-- Begin --

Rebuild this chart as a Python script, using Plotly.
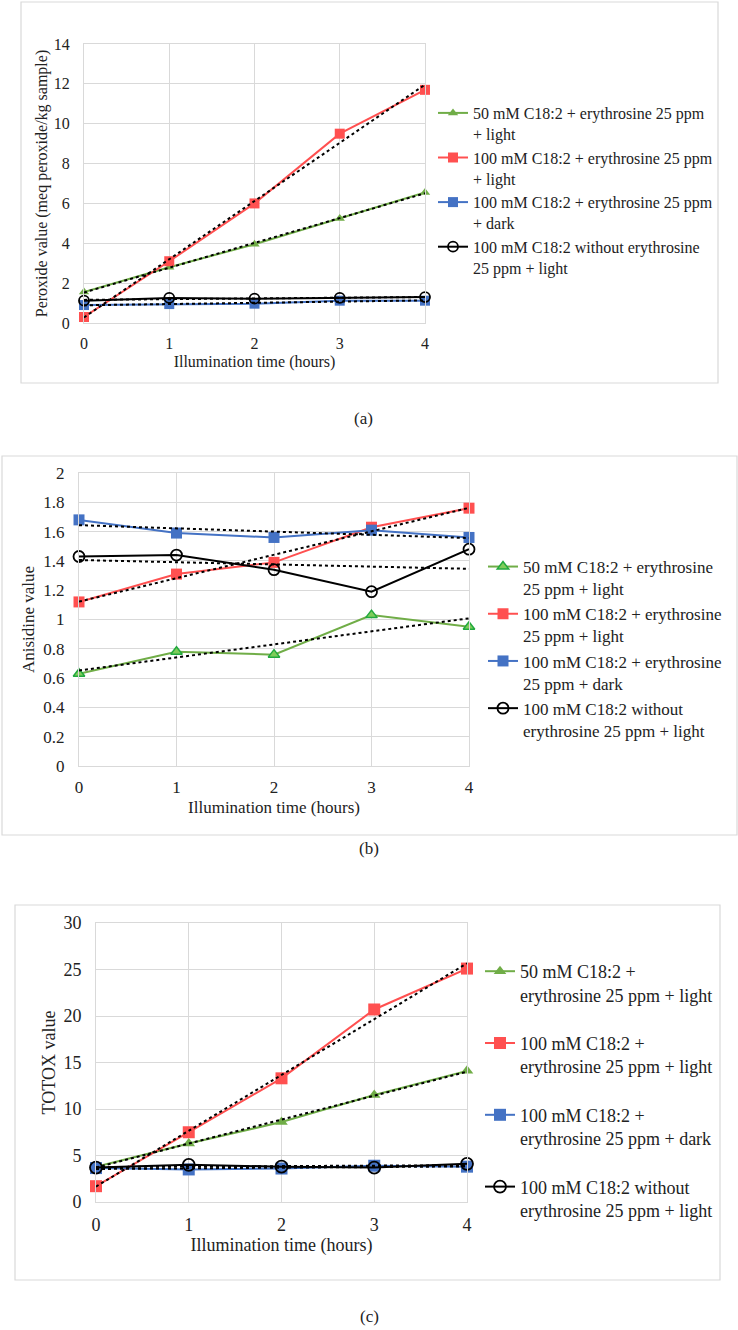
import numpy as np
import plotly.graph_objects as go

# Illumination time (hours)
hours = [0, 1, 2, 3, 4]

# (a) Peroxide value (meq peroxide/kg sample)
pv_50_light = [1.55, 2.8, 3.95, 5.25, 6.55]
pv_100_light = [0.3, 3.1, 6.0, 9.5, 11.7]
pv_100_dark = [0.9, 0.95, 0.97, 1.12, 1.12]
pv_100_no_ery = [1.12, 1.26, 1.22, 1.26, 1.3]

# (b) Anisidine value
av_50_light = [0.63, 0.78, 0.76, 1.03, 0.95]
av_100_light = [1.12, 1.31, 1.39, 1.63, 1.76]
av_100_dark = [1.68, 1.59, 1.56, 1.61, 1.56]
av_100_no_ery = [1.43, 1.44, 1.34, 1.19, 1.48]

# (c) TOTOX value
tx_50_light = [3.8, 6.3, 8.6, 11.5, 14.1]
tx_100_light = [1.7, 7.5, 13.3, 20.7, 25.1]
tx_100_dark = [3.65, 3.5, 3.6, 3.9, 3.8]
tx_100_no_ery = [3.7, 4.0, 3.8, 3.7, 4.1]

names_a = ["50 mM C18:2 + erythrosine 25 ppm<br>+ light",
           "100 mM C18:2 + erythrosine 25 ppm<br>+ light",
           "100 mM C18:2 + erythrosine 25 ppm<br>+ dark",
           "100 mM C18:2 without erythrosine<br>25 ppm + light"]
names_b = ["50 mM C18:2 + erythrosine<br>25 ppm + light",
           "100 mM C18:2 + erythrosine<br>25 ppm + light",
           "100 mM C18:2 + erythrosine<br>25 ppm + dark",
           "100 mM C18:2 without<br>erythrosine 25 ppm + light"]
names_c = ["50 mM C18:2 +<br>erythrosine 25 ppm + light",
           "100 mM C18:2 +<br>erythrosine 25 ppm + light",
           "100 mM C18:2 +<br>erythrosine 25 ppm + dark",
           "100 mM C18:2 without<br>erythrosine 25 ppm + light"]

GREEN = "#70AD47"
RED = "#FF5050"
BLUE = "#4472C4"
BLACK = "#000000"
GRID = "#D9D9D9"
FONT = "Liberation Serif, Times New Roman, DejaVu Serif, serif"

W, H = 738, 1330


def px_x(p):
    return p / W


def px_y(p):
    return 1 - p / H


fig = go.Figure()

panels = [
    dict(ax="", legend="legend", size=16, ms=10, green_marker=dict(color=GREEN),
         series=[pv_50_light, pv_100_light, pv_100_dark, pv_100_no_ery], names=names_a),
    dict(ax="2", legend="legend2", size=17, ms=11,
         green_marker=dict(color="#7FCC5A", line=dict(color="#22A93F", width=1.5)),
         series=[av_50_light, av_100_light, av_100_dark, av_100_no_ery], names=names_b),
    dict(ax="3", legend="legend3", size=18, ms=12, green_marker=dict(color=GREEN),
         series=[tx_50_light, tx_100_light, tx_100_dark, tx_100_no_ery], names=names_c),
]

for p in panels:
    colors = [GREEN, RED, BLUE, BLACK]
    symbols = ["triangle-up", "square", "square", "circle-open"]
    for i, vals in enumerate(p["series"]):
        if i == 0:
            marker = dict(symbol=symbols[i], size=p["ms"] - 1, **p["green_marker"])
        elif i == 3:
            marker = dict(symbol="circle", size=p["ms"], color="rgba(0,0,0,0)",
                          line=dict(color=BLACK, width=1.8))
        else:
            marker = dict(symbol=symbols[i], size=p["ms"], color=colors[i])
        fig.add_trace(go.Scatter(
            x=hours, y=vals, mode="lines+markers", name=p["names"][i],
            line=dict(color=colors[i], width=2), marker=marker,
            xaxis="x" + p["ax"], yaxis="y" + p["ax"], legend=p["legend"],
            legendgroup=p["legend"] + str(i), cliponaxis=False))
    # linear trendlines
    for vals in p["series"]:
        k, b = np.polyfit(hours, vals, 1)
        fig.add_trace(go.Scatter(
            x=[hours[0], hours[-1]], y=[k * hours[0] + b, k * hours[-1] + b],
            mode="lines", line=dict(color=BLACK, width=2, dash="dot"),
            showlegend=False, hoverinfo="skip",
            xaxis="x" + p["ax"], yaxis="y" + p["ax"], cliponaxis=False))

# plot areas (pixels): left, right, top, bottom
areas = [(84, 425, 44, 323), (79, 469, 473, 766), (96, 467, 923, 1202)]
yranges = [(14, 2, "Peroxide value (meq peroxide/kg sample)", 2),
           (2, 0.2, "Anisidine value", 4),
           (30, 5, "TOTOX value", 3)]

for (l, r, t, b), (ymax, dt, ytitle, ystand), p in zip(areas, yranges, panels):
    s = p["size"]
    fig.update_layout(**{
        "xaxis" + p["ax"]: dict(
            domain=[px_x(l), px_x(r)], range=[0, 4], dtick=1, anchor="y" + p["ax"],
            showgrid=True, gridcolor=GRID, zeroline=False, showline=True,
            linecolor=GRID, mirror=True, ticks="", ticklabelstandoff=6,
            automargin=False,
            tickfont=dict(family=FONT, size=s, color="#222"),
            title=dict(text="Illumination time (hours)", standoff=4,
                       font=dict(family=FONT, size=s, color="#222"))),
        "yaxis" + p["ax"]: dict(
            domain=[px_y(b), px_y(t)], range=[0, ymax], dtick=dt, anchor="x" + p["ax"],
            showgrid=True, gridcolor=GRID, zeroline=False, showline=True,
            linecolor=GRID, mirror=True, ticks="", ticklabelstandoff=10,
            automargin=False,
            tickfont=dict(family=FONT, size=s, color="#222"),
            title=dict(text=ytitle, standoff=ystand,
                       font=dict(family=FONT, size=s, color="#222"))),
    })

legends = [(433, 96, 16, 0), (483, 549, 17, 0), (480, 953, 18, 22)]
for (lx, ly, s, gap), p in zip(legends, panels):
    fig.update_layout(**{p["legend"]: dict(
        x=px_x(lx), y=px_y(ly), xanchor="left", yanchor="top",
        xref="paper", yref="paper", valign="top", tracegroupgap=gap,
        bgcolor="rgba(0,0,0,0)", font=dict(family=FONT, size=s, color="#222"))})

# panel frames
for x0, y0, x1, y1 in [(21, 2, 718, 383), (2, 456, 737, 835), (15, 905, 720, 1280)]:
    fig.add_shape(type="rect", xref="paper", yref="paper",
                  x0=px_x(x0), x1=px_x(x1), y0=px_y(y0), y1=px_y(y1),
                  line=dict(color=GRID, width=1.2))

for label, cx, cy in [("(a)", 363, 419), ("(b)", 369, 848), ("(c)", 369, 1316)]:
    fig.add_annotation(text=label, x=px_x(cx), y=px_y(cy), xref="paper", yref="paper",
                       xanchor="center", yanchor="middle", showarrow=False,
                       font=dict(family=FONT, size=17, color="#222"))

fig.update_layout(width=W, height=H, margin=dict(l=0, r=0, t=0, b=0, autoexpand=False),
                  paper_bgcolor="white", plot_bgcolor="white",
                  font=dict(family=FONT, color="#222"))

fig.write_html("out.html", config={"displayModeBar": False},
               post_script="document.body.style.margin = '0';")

-- End --
-- Begin --

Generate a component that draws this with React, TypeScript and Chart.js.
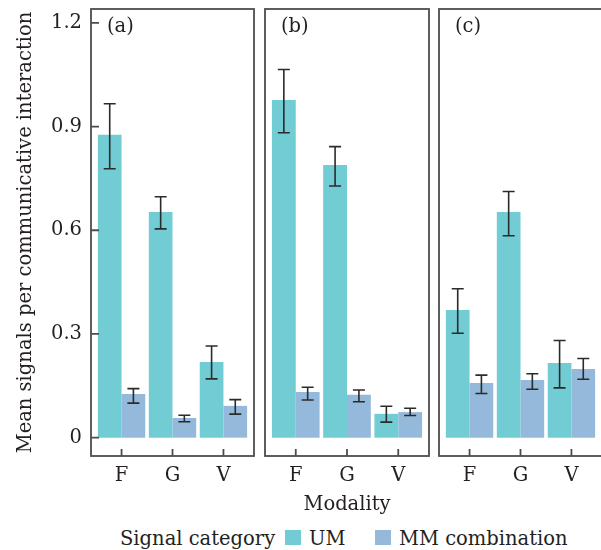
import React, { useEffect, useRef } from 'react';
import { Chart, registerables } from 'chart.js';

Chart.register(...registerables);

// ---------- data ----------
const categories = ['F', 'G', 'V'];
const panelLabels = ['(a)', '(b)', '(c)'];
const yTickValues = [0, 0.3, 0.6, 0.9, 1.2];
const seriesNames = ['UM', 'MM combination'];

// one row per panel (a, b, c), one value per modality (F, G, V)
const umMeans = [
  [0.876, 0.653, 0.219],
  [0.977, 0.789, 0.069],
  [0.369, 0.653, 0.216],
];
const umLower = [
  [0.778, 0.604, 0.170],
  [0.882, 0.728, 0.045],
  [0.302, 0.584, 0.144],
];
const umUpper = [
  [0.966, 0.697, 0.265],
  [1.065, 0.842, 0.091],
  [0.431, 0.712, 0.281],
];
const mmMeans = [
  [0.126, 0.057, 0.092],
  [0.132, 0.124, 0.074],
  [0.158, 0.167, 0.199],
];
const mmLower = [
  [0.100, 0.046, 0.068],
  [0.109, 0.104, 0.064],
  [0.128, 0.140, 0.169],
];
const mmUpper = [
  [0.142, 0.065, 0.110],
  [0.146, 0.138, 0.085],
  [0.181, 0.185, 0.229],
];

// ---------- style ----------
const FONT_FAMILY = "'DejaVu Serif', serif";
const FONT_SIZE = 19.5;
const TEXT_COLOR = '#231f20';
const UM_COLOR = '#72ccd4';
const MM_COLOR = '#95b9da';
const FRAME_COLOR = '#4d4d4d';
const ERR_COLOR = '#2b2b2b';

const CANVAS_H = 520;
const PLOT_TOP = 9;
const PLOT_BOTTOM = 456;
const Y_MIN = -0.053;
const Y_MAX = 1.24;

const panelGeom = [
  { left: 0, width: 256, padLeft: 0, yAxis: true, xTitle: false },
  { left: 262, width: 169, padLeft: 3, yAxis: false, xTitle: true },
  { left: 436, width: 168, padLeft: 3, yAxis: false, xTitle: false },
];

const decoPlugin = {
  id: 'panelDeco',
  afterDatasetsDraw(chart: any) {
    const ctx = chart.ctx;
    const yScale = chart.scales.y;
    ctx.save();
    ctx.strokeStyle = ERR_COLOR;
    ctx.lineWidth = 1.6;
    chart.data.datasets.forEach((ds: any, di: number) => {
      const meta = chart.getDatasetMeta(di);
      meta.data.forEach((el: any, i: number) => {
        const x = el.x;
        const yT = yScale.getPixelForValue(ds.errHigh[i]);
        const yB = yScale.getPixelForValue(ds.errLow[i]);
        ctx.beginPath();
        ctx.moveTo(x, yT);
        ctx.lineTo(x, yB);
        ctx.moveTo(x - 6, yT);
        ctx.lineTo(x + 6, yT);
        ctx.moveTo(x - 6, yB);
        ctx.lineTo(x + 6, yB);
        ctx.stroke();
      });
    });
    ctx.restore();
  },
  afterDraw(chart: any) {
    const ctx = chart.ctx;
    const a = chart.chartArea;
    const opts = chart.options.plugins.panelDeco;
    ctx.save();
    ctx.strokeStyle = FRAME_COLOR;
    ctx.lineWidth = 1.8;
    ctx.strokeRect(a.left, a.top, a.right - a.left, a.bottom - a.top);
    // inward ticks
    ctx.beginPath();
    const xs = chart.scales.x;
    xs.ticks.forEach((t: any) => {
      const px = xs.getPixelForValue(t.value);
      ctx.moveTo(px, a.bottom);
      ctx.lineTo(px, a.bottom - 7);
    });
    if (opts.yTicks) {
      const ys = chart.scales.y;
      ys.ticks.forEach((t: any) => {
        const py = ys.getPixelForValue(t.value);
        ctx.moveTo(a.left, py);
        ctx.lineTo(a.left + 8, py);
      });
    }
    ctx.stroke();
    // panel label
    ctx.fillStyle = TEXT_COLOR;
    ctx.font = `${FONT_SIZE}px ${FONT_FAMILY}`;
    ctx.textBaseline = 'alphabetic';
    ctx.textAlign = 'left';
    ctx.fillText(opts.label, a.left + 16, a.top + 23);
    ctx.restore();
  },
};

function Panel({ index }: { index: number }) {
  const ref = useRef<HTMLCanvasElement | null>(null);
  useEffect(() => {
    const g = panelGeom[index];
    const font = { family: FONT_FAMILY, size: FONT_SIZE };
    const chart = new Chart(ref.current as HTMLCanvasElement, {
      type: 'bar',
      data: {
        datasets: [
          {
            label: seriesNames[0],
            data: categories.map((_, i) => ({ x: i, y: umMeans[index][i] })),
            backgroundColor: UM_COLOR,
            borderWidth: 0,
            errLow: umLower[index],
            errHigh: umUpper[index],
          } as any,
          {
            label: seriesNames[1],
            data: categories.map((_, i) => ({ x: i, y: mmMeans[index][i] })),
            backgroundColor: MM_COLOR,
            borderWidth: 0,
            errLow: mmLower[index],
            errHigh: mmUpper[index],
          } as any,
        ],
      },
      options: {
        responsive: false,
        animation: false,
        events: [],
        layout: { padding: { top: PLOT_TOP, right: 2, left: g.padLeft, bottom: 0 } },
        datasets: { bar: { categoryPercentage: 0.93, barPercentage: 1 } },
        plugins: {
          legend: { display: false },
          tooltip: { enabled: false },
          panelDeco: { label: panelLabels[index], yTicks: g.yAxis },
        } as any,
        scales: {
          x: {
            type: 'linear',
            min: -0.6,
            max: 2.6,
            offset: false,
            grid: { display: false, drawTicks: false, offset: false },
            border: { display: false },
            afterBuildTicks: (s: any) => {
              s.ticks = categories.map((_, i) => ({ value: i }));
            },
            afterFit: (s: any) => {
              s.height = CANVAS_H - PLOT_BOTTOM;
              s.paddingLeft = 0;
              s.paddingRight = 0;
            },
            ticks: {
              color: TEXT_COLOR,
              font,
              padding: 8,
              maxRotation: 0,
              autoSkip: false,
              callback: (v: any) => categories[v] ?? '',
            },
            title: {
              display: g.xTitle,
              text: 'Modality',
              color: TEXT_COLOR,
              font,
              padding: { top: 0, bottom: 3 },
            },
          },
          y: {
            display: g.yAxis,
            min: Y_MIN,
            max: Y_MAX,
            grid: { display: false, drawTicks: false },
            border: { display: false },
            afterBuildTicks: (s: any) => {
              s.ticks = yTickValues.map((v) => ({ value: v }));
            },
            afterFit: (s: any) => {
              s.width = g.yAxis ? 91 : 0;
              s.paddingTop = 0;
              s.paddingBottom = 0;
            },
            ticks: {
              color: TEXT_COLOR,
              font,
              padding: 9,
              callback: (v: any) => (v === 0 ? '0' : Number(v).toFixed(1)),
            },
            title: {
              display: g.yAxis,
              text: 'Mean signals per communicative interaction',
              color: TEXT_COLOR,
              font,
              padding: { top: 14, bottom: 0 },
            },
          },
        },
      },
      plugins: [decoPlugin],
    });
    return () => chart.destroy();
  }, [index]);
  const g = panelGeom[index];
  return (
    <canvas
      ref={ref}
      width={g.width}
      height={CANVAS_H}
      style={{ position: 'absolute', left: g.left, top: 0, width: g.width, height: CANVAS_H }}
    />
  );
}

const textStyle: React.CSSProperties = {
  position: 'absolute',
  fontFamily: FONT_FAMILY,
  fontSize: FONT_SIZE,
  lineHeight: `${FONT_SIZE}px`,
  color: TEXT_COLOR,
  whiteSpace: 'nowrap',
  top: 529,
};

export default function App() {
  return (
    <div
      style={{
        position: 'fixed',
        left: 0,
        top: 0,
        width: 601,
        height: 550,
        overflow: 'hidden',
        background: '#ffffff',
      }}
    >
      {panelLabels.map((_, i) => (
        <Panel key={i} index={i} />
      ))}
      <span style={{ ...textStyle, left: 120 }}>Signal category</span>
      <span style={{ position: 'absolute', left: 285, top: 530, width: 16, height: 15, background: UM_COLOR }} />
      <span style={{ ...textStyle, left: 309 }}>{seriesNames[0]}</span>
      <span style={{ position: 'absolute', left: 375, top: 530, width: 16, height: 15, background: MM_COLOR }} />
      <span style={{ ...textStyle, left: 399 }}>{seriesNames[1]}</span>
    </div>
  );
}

-- End --
-- Begin --

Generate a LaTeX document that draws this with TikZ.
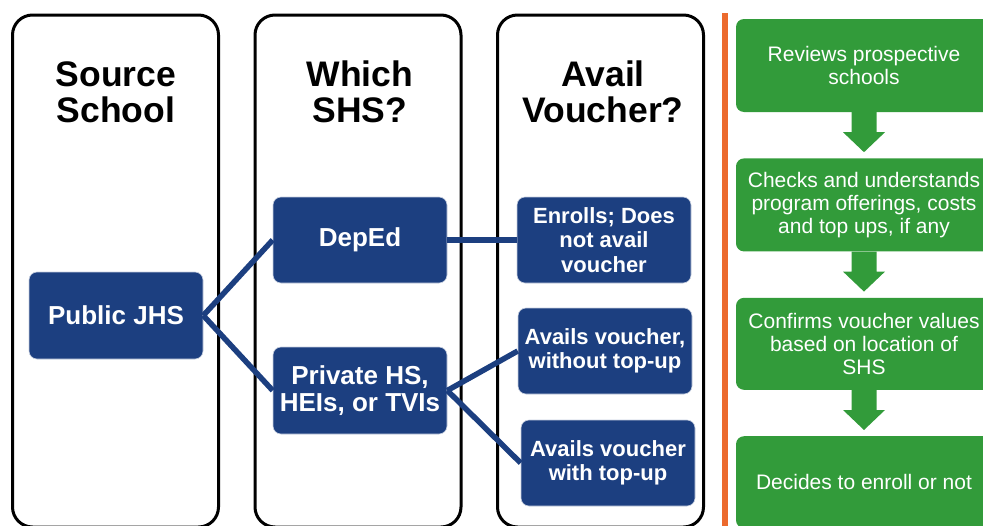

-- End --

* [Exercise] Transcribe the lines between the one holding "Generate a component" and the one holding "const seriesNames = ['UM', 'MM combination'];", inclusive, and leave out any pictures.

* [Correct response]
Generate a component that draws this with React, TypeScript and Chart.js.
import React, { useEffect, useRef } from 'react';
import { Chart, registerables } from 'chart.js';

Chart.register(...registerables);

// ---------- data ----------
const categories = ['F', 'G', 'V'];
const panelLabels = ['(a)', '(b)', '(c)'];
const yTickValues = [0, 0.3, 0.6, 0.9, 1.2];
const seriesNames = ['UM', 'MM combination'];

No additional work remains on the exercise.